At issue is not simply the time required to comply with the reporting requirements, though that cost is substantial. The citizen activist must also bear the emotional burden of constantly fearing that some paperwork error will subject one to expensive and exhausting legal proceedings. Nor do I believe I am alone in finding the prospect of jumping through a bunch of bureaucratic hoops, before I can advocate some political cause with others, to be inherently burdensome.

It is abundantly obvious that the campaign reporting requirements “chill” free speech, in that they discourage it. But to describe this as a “chill” hardly captures the injustice of the requirements. The requirements of Article XXVIII constitute censorship, pure and simple. It is not the censorship of an outright prohibition of some form of speech, but the soft censorship of piling up so many burdens that many simply dare not even try to advocate their views. The results are the same: the law prevents some people from speaking out about causes dear to them.

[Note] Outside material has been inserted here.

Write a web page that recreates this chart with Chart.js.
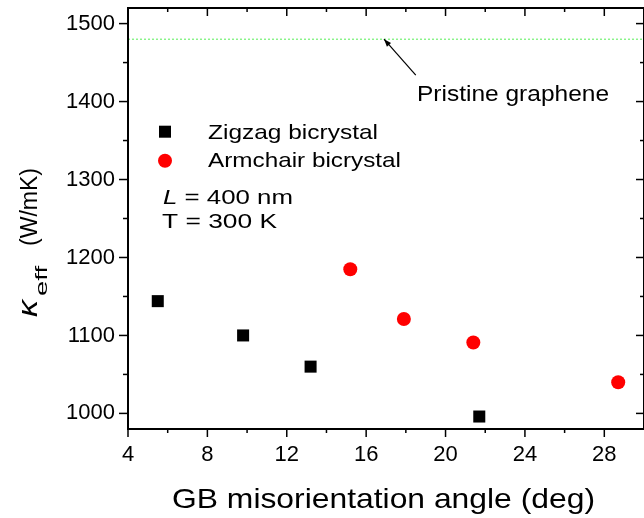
<!DOCTYPE html>
<html>
<head>
<meta charset="utf-8">
<script src="https://cdn.jsdelivr.net/npm/chart.js@4/dist/chart.umd.min.js"></script>
<style>
  html, body { margin: 0; padding: 0; background: #fff; }
</style>
</head>
<body>
<canvas id="grafico" width="644" height="518"></canvas>
<script>
// datos
var zigzagAngle = [5.5, 9.8, 13.2, 21.7];
var zigzagKappa = [1144, 1100, 1060, 996];
var armchairAngle = [15.2, 17.9, 21.4, 28.7];
var armchairKappa = [1185, 1121, 1091, 1040];
var pristineKappa = 1480;
var xRange = [4, 30];
var yRange = [980, 1520];
var xTicks = [4, 8, 12, 16, 20, 24, 28];
var yTicks = [1000, 1100, 1200, 1300, 1400, 1500];
var xMinor = [6, 10, 14, 18, 22, 26];
var yMinor = [1050, 1150, 1250, 1350, 1450];

var FONT = '"Liberation Sans", Arial, sans-serif';

function toPoints(xs, ys) {
  return xs.map(function (v, i) { return { x: v, y: ys[i] }; });
}

// texto estirado para ocupar el ancho que tiene en la figura
function fitText(ctx, text, x, y, font, width) {
  ctx.save();
  ctx.font = font;
  var w = ctx.measureText(text).width;
  ctx.translate(x, y);
  ctx.scale(width / w, 1);
  ctx.fillText(text, 0, 0);
  ctx.restore();
}

function line(ctx, x1, y1, x2, y2) {
  ctx.beginPath();
  ctx.moveTo(x1, y1);
  ctx.lineTo(x2, y2);
  ctx.stroke();
}

var extras = {
  id: 'extras',
  afterDraw: function (chart) {
    var ctx = chart.ctx;
    var a = chart.chartArea;
    var sx = chart.scales.x, sy = chart.scales.y;
    ctx.save();
    ctx.strokeStyle = '#000';
    ctx.fillStyle = '#000';

    // marco
    ctx.lineWidth = 2;
    ctx.strokeRect(a.left, a.top, a.right - a.left, a.bottom - a.top);

    // marcas de los ejes
    ctx.lineWidth = 1.5;
    xTicks.forEach(function (v) {
      var p = sx.getPixelForValue(v);
      line(ctx, p, a.bottom, p, a.bottom + 8);
      line(ctx, p, a.top, p, a.top + 8);
    });
    xMinor.forEach(function (v) {
      var p = sx.getPixelForValue(v);
      line(ctx, p, a.bottom, p, a.bottom + 4);
      line(ctx, p, a.top, p, a.top + 4);
    });
    yTicks.forEach(function (v) {
      var p = sy.getPixelForValue(v);
      line(ctx, a.left - 9, p, a.left, p);
      line(ctx, a.right - 8, p, a.right, p);
    });
    yMinor.forEach(function (v) {
      var p = sy.getPixelForValue(v);
      line(ctx, a.left - 5, p, a.left, p);
      line(ctx, a.right - 4, p, a.right, p);
    });

    // leyenda
    ctx.fillRect(159, 125.7, 12, 12);
    ctx.fillStyle = '#ff0000';
    ctx.beginPath();
    ctx.arc(165, 160.7, 7, 0, Math.PI * 2);
    ctx.fill();
    ctx.fillStyle = '#000';
    ctx.textBaseline = 'alphabetic';
    fitText(ctx, 'Zigzag bicrystal', 208, 138.5, '21px ' + FONT, 170);
    fitText(ctx, 'Armchair bicrystal', 208, 167, '21px ' + FONT, 193);

    // L = 400 nm  /  T = 300 K
    ctx.save();
    ctx.font = '21px ' + FONT;
    var wRest = ctx.measureText(' = 400 nm').width;
    ctx.font = 'italic 21px ' + FONT;
    var wL = ctx.measureText('L').width;
    var k = 130 / (wL + wRest);
    ctx.translate(163, 204);
    ctx.scale(k, 1);
    ctx.fillText('L', 0, 0);
    ctx.font = '21px ' + FONT;
    ctx.fillText(' = 400 nm', wL, 0);
    ctx.restore();
    fitText(ctx, 'T = 300 K', 162, 227.5, '21px ' + FONT, 115);

    // flecha y texto del grafeno pristino
    var tx = sx.getPixelForValue(18.5), ty = sy.getPixelForValue(1434);
    var hx = sx.getPixelForValue(16.9), hy = sy.getPixelForValue(1480);
    ctx.lineWidth = 1.2;
    line(ctx, tx, ty, hx, hy);
    var ang = Math.atan2(hy - ty, hx - tx);
    ctx.beginPath();
    ctx.moveTo(hx, hy);
    ctx.lineTo(hx - 8 * Math.cos(ang - 0.35), hy - 8 * Math.sin(ang - 0.35));
    ctx.lineTo(hx - 8 * Math.cos(ang + 0.35), hy - 8 * Math.sin(ang + 0.35));
    ctx.closePath();
    ctx.fill();
    fitText(ctx, 'Pristine graphene', 417, 101, '22px ' + FONT, 192);

    // titulo eje x
    fitText(ctx, 'GB misorientation angle (deg)', 172, 507.5, '28px ' + FONT, 423);

    // titulo eje y: kappa_eff (W/mK)
    ctx.save();
    ctx.translate(36.5, 317);
    ctx.rotate(-Math.PI / 2);
    fitText(ctx, '\u03ba', 0, 0, 'italic 27px ' + FONT, 17);
    fitText(ctx, 'eff', 21, 10, '17px ' + FONT, 30);
    fitText(ctx, '(W/mK)', 71, 0, '23px ' + FONT, 78);
    ctx.restore();

    ctx.restore();
  }
};

new Chart(document.getElementById('grafico'), {
  type: 'scatter',
  data: {
    datasets: [
      {
        label: 'Zigzag bicrystal',
        data: toPoints(zigzagAngle, zigzagKappa),
        pointStyle: 'rect',
        pointRadius: 8.5,
        backgroundColor: '#000',
        borderWidth: 0
      },
      {
        label: 'Armchair bicrystal',
        data: toPoints(armchairAngle, armchairKappa),
        pointStyle: 'circle',
        pointRadius: 7,
        backgroundColor: '#ff0000',
        borderWidth: 0
      },
      {
        type: 'line',
        label: 'Pristine graphene',
        data: toPoints(xRange, [pristineKappa, pristineKappa]),
        borderColor: '#55ee55',
        borderWidth: 1,
        borderDash: [2, 2],
        pointRadius: 0,
        fill: false
      }
    ]
  },
  options: {
    responsive: false,
    animation: false,
    layout: { autoPadding: false, padding: { top: 8, left: 0, right: 0, bottom: 0 } },
    plugins: {
      legend: { display: false },
      tooltip: { enabled: false }
    },
    scales: {
      x: {
        type: 'linear',
        min: xRange[0],
        max: xRange[1],
        afterBuildTicks: function (s) { s.ticks = xTicks.map(function (v) { return { value: v }; }); },
        afterFit: function (s) { s.height = 89; s.paddingLeft = 0; s.paddingRight = 0; },
        grid: { display: false, drawTicks: false },
        border: { display: false },
        ticks: { color: '#000', font: { family: FONT, size: 22 }, padding: 13, maxRotation: 0,
                 callback: function (v) { return String(v); } }
      },
      y: {
        type: 'linear',
        min: yRange[0],
        max: yRange[1],
        afterBuildTicks: function (s) { s.ticks = yTicks.map(function (v) { return { value: v }; }); },
        afterFit: function (s) { s.width = 128; s.paddingTop = 0; s.paddingBottom = 0; },
        grid: { display: false, drawTicks: false },
        border: { display: false },
        ticks: { color: '#000', font: { family: FONT, size: 22 }, padding: 13,
                 callback: function (v) { return String(v); } }
      }
    }
  },
  plugins: [extras]
});
</script>
</body>
</html>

The notion that cleaner status and rules can overcome the problems expressed in Sampson v. Buescher is absurd. Article XXVIII itself consists of 17 sections, for a total count approaching 7,000 words of dense legalistic language, not counting annotations. Yet, to be safe, the citizen activist must master not only the Constitutional language but all the additional statutes governing campaign finance, in addition to the Secretary of State’s rules. Add to that the burden of properly processing and filing all the often-tiny in-kind and cash contributions. Add to that the emotional burdens of risking legal penalties over paperwork errors and struggling to interact with bureaucratic officials.

Far from being “clear and easy to follow,” the campaign reporting requirements better resemble a nightmare from the mind of Franz Kafka.

Thankfully, the decision of Sampson v. Buescher, in conjunction with Section 9 of Article XXVIII of the Colorado Constitution, prompts the Colorado Secretary of State to substantially raise the “trigger” amount for issue-group reporting, thereby giving citizen activists in Colorado some measure of relief.